* [Challenge] Return all of the data exactly, with nothing left out but the pictures.

★ ★ ★ ★ ★

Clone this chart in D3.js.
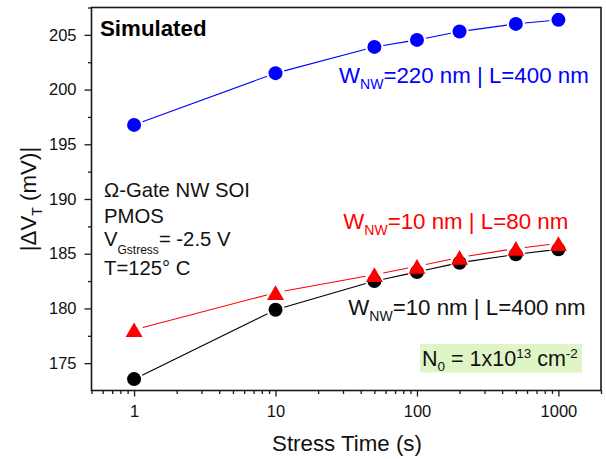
<!DOCTYPE html>
<html>
<head>
<meta charset="utf-8">
<script src="https://cdn.jsdelivr.net/npm/d3@7"></script>
<style>
  body { margin: 0; background: #fff; }
  text { font-family: "Liberation Sans", Arial, sans-serif; }
</style>
</head>
<body>
<div id="chart"></div>
<script>
// data
let stressTime = [1, 10, 50, 100, 200, 500, 1000];
let dvtW220L400 = [196.77, 201.5, 203.9, 204.54, 205.3, 206.0, 206.37];
let dvtW10L80 = [178.05, 181.44, 183.08, 183.85, 184.66, 185.48, 185.93];
let dvtW10L400 = [173.54, 179.88, 182.5, 183.33, 184.18, 184.94, 185.4];
let xTicks = [1, 10, 100, 1000];
let yTicks = [175, 180, 185, 190, 195, 200, 205];

let svgWidth = 606;
let svgHeight = 459;
let margin = { top: 7.5, right: 5, bottom: 68.5, left: 91.5 };
let width = svgWidth - margin.left - margin.right;
let height = svgHeight - margin.top - margin.bottom;

let svg = d3.select("#chart")
  .append("svg")
  .attr("width", svgWidth)
  .attr("height", svgHeight);

let chartGroup = svg.append("g")
  .attr("transform", `translate(${margin.left}, ${margin.top})`);

// scales
let xScale = d3.scaleLog().domain([0.5, 2000]).range([0, width]);
let yScale = d3.scaleLinear().domain([172.5, 207.5]).range([height, 0]);

// minor tick values
let xMinor = [];
[0.1, 1, 10, 100, 1000].forEach(function(dec) {
  for (let k = 2; k <= 9; k++) {
    let v = k * dec;
    if (v >= 0.5 && v <= 2000) xMinor.push(v);
  }
});
let yMinor = d3.range(177.5, 208, 5);

let axisColor = "#1a1a1a";

// axes
let bottomAxis = d3.axisBottom(xScale).tickValues(xTicks).tickFormat(d3.format("d"))
  .tickSizeInner(6).tickSizeOuter(0).tickPadding(9);
let bottomMinor = d3.axisBottom(xScale).tickValues(xMinor).tickFormat("")
  .tickSizeInner(3.5).tickSizeOuter(0);
let leftAxis = d3.axisLeft(yScale).tickValues(yTicks).tickFormat(d3.format("d"))
  .tickSizeInner(7).tickSizeOuter(0).tickPadding(8);
let leftMinor = d3.axisLeft(yScale).tickValues(yMinor).tickFormat("")
  .tickSizeInner(3.5).tickSizeOuter(0);

function styleAxis(g) {
  g.select(".domain").remove();
  g.selectAll("line").attr("stroke", axisColor).attr("stroke-width", 1.3);
  g.selectAll("text").attr("fill", "#111").style("font-size", "16.5px")
    .style("font-family", "'Liberation Sans', Arial, sans-serif");
}

chartGroup.append("g").attr("transform", `translate(0, ${height})`).call(bottomAxis).call(styleAxis);
chartGroup.append("g").attr("transform", `translate(0, ${height})`).call(bottomMinor).call(styleAxis);
chartGroup.append("g").call(leftAxis).call(styleAxis);
chartGroup.append("g").call(leftMinor).call(styleAxis);

// frame
chartGroup.append("rect")
  .attr("x", 0).attr("y", 0)
  .attr("width", width).attr("height", height)
  .attr("fill", "none")
  .attr("stroke", axisColor)
  .attr("stroke-width", 1.6);

// triangle centred on its bounding box
let triangleBox = {
  draw: function(context, size) {
    let w = Math.sqrt(size * 4 / Math.sqrt(3));
    let h = w * Math.sqrt(3) / 2;
    context.moveTo(0, -h / 2);
    context.lineTo(w / 2, h / 2);
    context.lineTo(-w / 2, h / 2);
    context.closePath();
  }
};

function drawSeries(values, color, shape, gap) {
  let pts = stressTime.map((t, i) => [xScale(t), yScale(values[i])]);
  // connecting segments, stopping short of each marker
  for (let i = 0; i < pts.length - 1; i++) {
    let [x1, y1] = pts[i], [x2, y2] = pts[i + 1];
    let len = Math.hypot(x2 - x1, y2 - y1);
    let ux = (x2 - x1) / len, uy = (y2 - y1) / len;
    if (len <= 2 * gap) continue;
    chartGroup.append("line")
      .attr("x1", x1 + ux * gap).attr("y1", y1 + uy * gap)
      .attr("x2", x2 - ux * gap).attr("y2", y2 - uy * gap)
      .attr("stroke", color).attr("stroke-width", 1.1);
  }
  let sym = d3.symbol().type(shape === "circle" ? d3.symbolCircle : triangleBox)
    .size(shape === "circle" ? Math.PI * 7 * 7 : 125);
  chartGroup.selectAll(null)
    .data(pts)
    .enter()
    .append("path")
    .attr("d", sym)
    .attr("transform", d => `translate(${d[0]}, ${d[1]})`)
    .attr("fill", color);
}

drawSeries(dvtW10L400, "#000000", "circle", 9);
drawSeries(dvtW10L80, "#ff0000", "triangle", 9);
drawSeries(dvtW220L400, "#0000ff", "circle", 9);

// text helpers (absolute svg coords)
function label(x, y, parts, color, size, weight) {
  let t = svg.append("text")
    .attr("x", x).attr("y", y)
    .attr("fill", color)
    .style("font-size", size + "px")
    .style("font-weight", weight || "normal");
  parts.forEach(function(p) {
    let s = t.append("tspan").text(p.text);
    if (p.sub) s.attr("dy", p.dy).style("font-size", p.sub + "px");
  });
  return t;
}

label(100, 36, [{ text: "Simulated" }], "#000", 22.3, "bold");

label(339, 83.3, [
  { text: "W" }, { text: "NW", sub: 14, dy: 6 }, { text: "=220 nm | L=400 nm", sub: 22.3, dy: -6 }
], "#0000ff", 22.3);

label(343.3, 229.3, [
  { text: "W" }, { text: "NW", sub: 14, dy: 6 }, { text: "=10 nm | L=80 nm", sub: 22.3, dy: -6 }
], "#ff0000", 22.3);

label(348.3, 315, [
  { text: "W" }, { text: "NW", sub: 14, dy: 6 }, { text: "=10 nm | L=400 nm", sub: 22.3, dy: -6 }
], "#111", 22.3);

// device info
label(104, 196.7, [{ text: "\u03A9-Gate NW SOI" }], "#111", 20.3);
label(104, 223.3, [{ text: "PMOS" }], "#111", 20.3);
label(104, 246, [
  { text: "V" }, { text: "Gstress", sub: 12, dy: 8 }, { text: "= -2.5 V", sub: 20.3, dy: -8 }
], "#111", 20.3);
label(104, 275, [{ text: "T=125\u00B0 C" }], "#111", 20.3);

// N0 box
svg.append("rect")
  .attr("x", 420).attr("y", 344)
  .attr("width", 162).attr("height", 28.5)
  .attr("fill", "#e0f5c6");
label(422, 366, [
  { text: "N" }, { text: "0", sub: 13.5, dy: 5 }, { text: " = 1x10", sub: 21.5, dy: -5 },
  { text: "13", sub: 13.5, dy: -8 }, { text: " cm", sub: 21.5, dy: 8 }, { text: "-2", sub: 13.5, dy: -8 }
], "#111", 21.5);

// axis titles
label(347, 451, [{ text: "Stress Time (s)" }], "#111", 22.3).attr("text-anchor", "middle");

svg.append("text")
  .attr("transform", "translate(36, 199) rotate(-90)")
  .attr("text-anchor", "middle")
  .attr("fill", "#111")
  .style("font-size", "22.3px")
  .call(function(t) {
    t.append("tspan").text("|\u0394V");
    t.append("tspan").text("T").attr("dy", 6).style("font-size", "14px");
    t.append("tspan").text(" (mV)|").attr("dy", -6).style("font-size", "22.3px");
  });
</script>
</body>
</html>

★ ★ ★ ★ ★

* [Solution]
Clone this chart in D3.js.
<!DOCTYPE html>
<html>
<head>
<meta charset="utf-8">
<script src="https://cdn.jsdelivr.net/npm/d3@7"></script>
<style>
  body { margin: 0; background: #fff; }
  text { font-family: "Liberation Sans", Arial, sans-serif; }
</style>
</head>
<body>
<div id="chart"></div>
<script>
// data
let stressTime = [1, 10, 50, 100, 200, 500, 1000];
let dvtW220L400 = [196.77, 201.5, 203.9, 204.54, 205.3, 206.0, 206.37];
let dvtW10L80 = [178.05, 181.44, 183.08, 183.85, 184.66, 185.48, 185.93];
let dvtW10L400 = [173.54, 179.88, 182.5, 183.33, 184.18, 184.94, 185.4];
let xTicks = [1, 10, 100, 1000];
let yTicks = [175, 180, 185, 190, 195, 200, 205];

let svgWidth = 606;
let svgHeight = 459;
let margin = { top: 7.5, right: 5, bottom: 68.5, left: 91.5 };
let width = svgWidth - margin.left - margin.right;
let height = svgHeight - margin.top - margin.bottom;

let svg = d3.select("#chart")
  .append("svg")
  .attr("width", svgWidth)
  .attr("height", svgHeight);

let chartGroup = svg.append("g")
  .attr("transform", `translate(${margin.left}, ${margin.top})`);

// scales
let xScale = d3.scaleLog().domain([0.5, 2000]).range([0, width]);
let yScale = d3.scaleLinear().domain([172.5, 207.5]).range([height, 0]);

// minor tick values
let xMinor = [];
[0.1, 1, 10, 100, 1000].forEach(function(dec) {
  for (let k = 2; k <= 9; k++) {
    let v = k * dec;
    if (v >= 0.5 && v <= 2000) xMinor.push(v);
  }
});
let yMinor = d3.range(177.5, 208, 5);

let axisColor = "#1a1a1a";

// axes
let bottomAxis = d3.axisBottom(xScale).tickValues(xTicks).tickFormat(d3.format("d"))
  .tickSizeInner(6).tickSizeOuter(0).tickPadding(9);
let bottomMinor = d3.axisBottom(xScale).tickValues(xMinor).tickFormat("")
  .tickSizeInner(3.5).tickSizeOuter(0);
let leftAxis = d3.axisLeft(yScale).tickValues(yTicks).tickFormat(d3.format("d"))
  .tickSizeInner(7).tickSizeOuter(0).tickPadding(8);
let leftMinor = d3.axisLeft(yScale).tickValues(yMinor).tickFormat("")
  .tickSizeInner(3.5).tickSizeOuter(0);

function styleAxis(g) {
  g.select(".domain").remove();
  g.selectAll("line").attr("stroke", axisColor).attr("stroke-width", 1.3);
  g.selectAll("text").attr("fill", "#111").style("font-size", "16.5px")
    .style("font-family", "'Liberation Sans', Arial, sans-serif");
}

chartGroup.append("g").attr("transform", `translate(0, ${height})`).call(bottomAxis).call(styleAxis);
chartGroup.append("g").attr("transform", `translate(0, ${height})`).call(bottomMinor).call(styleAxis);
chartGroup.append("g").call(leftAxis).call(styleAxis);
chartGroup.append("g").call(leftMinor).call(styleAxis);

// frame
chartGroup.append("rect")
  .attr("x", 0).attr("y", 0)
  .attr("width", width).attr("height", height)
  .attr("fill", "none")
  .attr("stroke", axisColor)
  .attr("stroke-width", 1.6);

// triangle centred on its bounding box
let triangleBox = {
  draw: function(context, size) {
    let w = Math.sqrt(size * 4 / Math.sqrt(3));
    let h = w * Math.sqrt(3) / 2;
    context.moveTo(0, -h / 2);
    context.lineTo(w / 2, h / 2);
    context.lineTo(-w / 2, h / 2);
    context.closePath();
  }
};

function drawSeries(values, color, shape, gap) {
  let pts = stressTime.map((t, i) => [xScale(t), yScale(values[i])]);
  // connecting segments, stopping short of each marker
  for (let i = 0; i < pts.length - 1; i++) {
    let [x1, y1] = pts[i], [x2, y2] = pts[i + 1];
    let len = Math.hypot(x2 - x1, y2 - y1);
    let ux = (x2 - x1) / len, uy = (y2 - y1) / len;
    if (len <= 2 * gap) continue;
    chartGroup.append("line")
      .attr("x1", x1 + ux * gap).attr("y1", y1 + uy * gap)
      .attr("x2", x2 - ux * gap).attr("y2", y2 - uy * gap)
      .attr("stroke", color).attr("stroke-width", 1.1);
  }
  let sym = d3.symbol().type(shape === "circle" ? d3.symbolCircle : triangleBox)
    .size(shape === "circle" ? Math.PI * 7 * 7 : 125);
  chartGroup.selectAll(null)
    .data(pts)
    .enter()
    .append("path")
    .attr("d", sym)
    .attr("transform", d => `translate(${d[0]}, ${d[1]})`)
    .attr("fill", color);
}

drawSeries(dvtW10L400, "#000000", "circle", 9);
drawSeries(dvtW10L80, "#ff0000", "triangle", 9);
drawSeries(dvtW220L400, "#0000ff", "circle", 9);

// text helpers (absolute svg coords)
function label(x, y, parts, color, size, weight) {
  let t = svg.append("text")
    .attr("x", x).attr("y", y)
    .attr("fill", color)
    .style("font-size", size + "px")
    .style("font-weight", weight || "normal");
  parts.forEach(function(p) {
    let s = t.append("tspan").text(p.text);
    if (p.sub) s.attr("dy", p.dy).style("font-size", p.sub + "px");
  });
  return t;
}

label(100, 36, [{ text: "Simulated" }], "#000", 22.3, "bold");

label(339, 83.3, [
  { text: "W" }, { text: "NW", sub: 14, dy: 6 }, { text: "=220 nm | L=400 nm", sub: 22.3, dy: -6 }
], "#0000ff", 22.3);

label(343.3, 229.3, [
  { text: "W" }, { text: "NW", sub: 14, dy: 6 }, { text: "=10 nm | L=80 nm", sub: 22.3, dy: -6 }
], "#ff0000", 22.3);

label(348.3, 315, [
  { text: "W" }, { text: "NW", sub: 14, dy: 6 }, { text: "=10 nm | L=400 nm", sub: 22.3, dy: -6 }
], "#111", 22.3);

// device info
label(104, 196.7, [{ text: "\u03A9-Gate NW SOI" }], "#111", 20.3);
label(104, 223.3, [{ text: "PMOS" }], "#111", 20.3);
label(104, 246, [
  { text: "V" }, { text: "Gstress", sub: 12, dy: 8 }, { text: "= -2.5 V", sub: 20.3, dy: -8 }
], "#111", 20.3);
label(104, 275, [{ text: "T=125\u00B0 C" }], "#111", 20.3);

// N0 box
svg.append("rect")
  .attr("x", 420).attr("y", 344)
  .attr("width", 162).attr("height", 28.5)
  .attr("fill", "#e0f5c6");
label(422, 366, [
  { text: "N" }, { text: "0", sub: 13.5, dy: 5 }, { text: " = 1x10", sub: 21.5, dy: -5 },
  { text: "13", sub: 13.5, dy: -8 }, { text: " cm", sub: 21.5, dy: 8 }, { text: "-2", sub: 13.5, dy: -8 }
], "#111", 21.5);

// axis titles
label(347, 451, [{ text: "Stress Time (s)" }], "#111", 22.3).attr("text-anchor", "middle");

svg.append("text")
  .attr("transform", "translate(36, 199) rotate(-90)")
  .attr("text-anchor", "middle")
  .attr("fill", "#111")
  .style("font-size", "22.3px")
  .call(function(t) {
    t.append("tspan").text("|\u0394V");
    t.append("tspan").text("T").attr("dy", 6).style("font-size", "14px");
    t.append("tspan").text(" (mV)|").attr("dy", -6).style("font-size", "22.3px");
  });
</script>
</body>
</html>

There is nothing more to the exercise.